Try to catch yourself in middle of a negative thought and turn it to a positive one. This is  not easy, but it can help lift you out of a self-numbing sadness, before your mind and emotions spiral you toward a more depressed state. I recently got the opportunity to practice this myself.

My son, who we thought had outgrown his asthma, had a really bad week-long attack with his latest cold. Now he must take several very strong medications to help get his lungs functioning properly again. I shuddered when I though of him taking these drugs, which help the asthma but can have negative side effects. I started the pity party immediately, thinking, “His poor little body... Why don’t his lungs work as well as other kids?...I ‘did everything right’ - why him?... I hate the side effects of this medicine, I wish he didn’t have to take it.” But then I caught myself and stopped. I changed that moment of negativity to one of gratitude. My thoughts changed, “He is a strong boy and healthy in so many ways... Thank goodness for this medicine that can help his lungs open up - it has saved his life... His asthma is considered mild to moderate, it could be much worse; thankfully it isn’t. He is happy and healthy and will continue to grow stronger.”
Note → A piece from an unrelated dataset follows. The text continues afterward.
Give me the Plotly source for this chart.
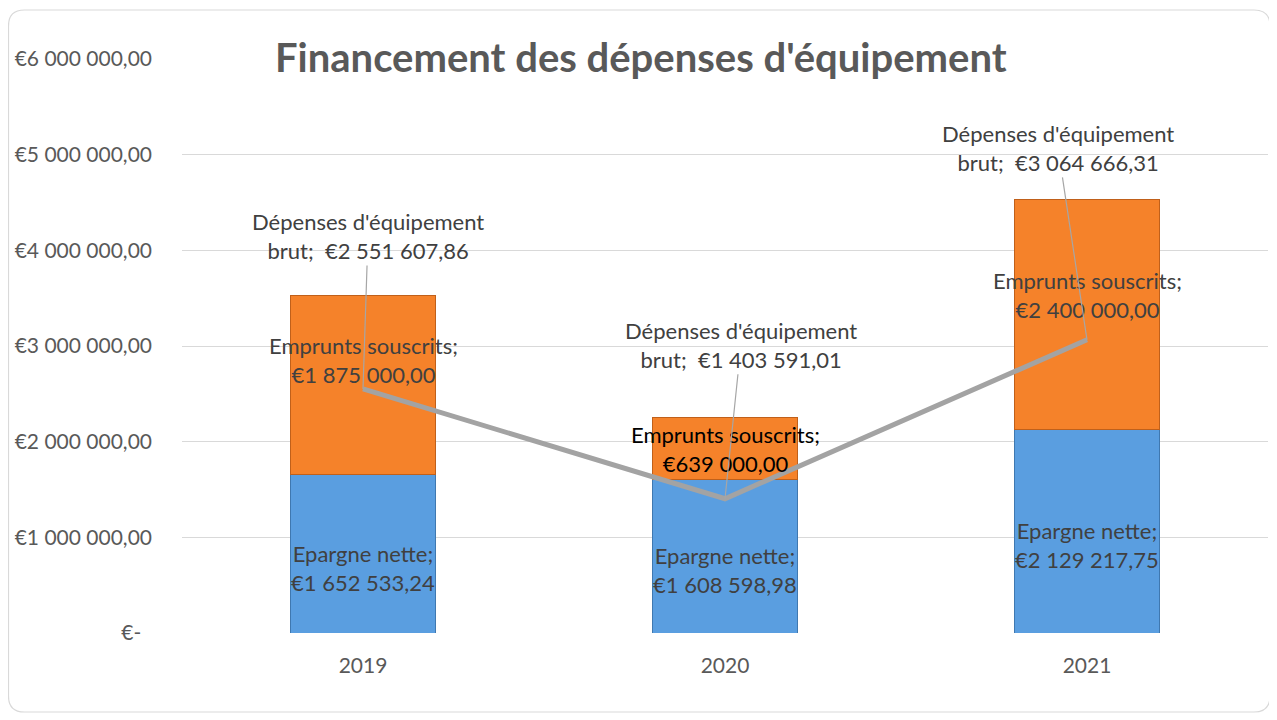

Not only does such a mental shift help me to deal with “less than ideal” circumstances, but I think the more positive, gratitude-based attitude and energy I share with my son changes how he thinks about himself and his own health.

My circumstance is just one. This works with issues big or small. You could change any negative thinking to gratitude-based thinking. For instance, say you were looking for a close parking spot on a rainy day and you simply couldn’t find one. You might be inclined to think, “oh, this always happens to me, I can never get a close spot when I need one.” You could change that thought to having gratitude for your car, having gratitude for your legs - which allow you to walk from a far spot.  Have gratitude for a warm coat, or an umbrella, or if you don’t have those things, then be grateful for a healthy body that will survive if you get a little wet. Have gratitude for the rain. Step outside your box and expand your perspective. Most of the time, you’ll see that things aren’t as bad as you might think, and that we all have much to be thankful for.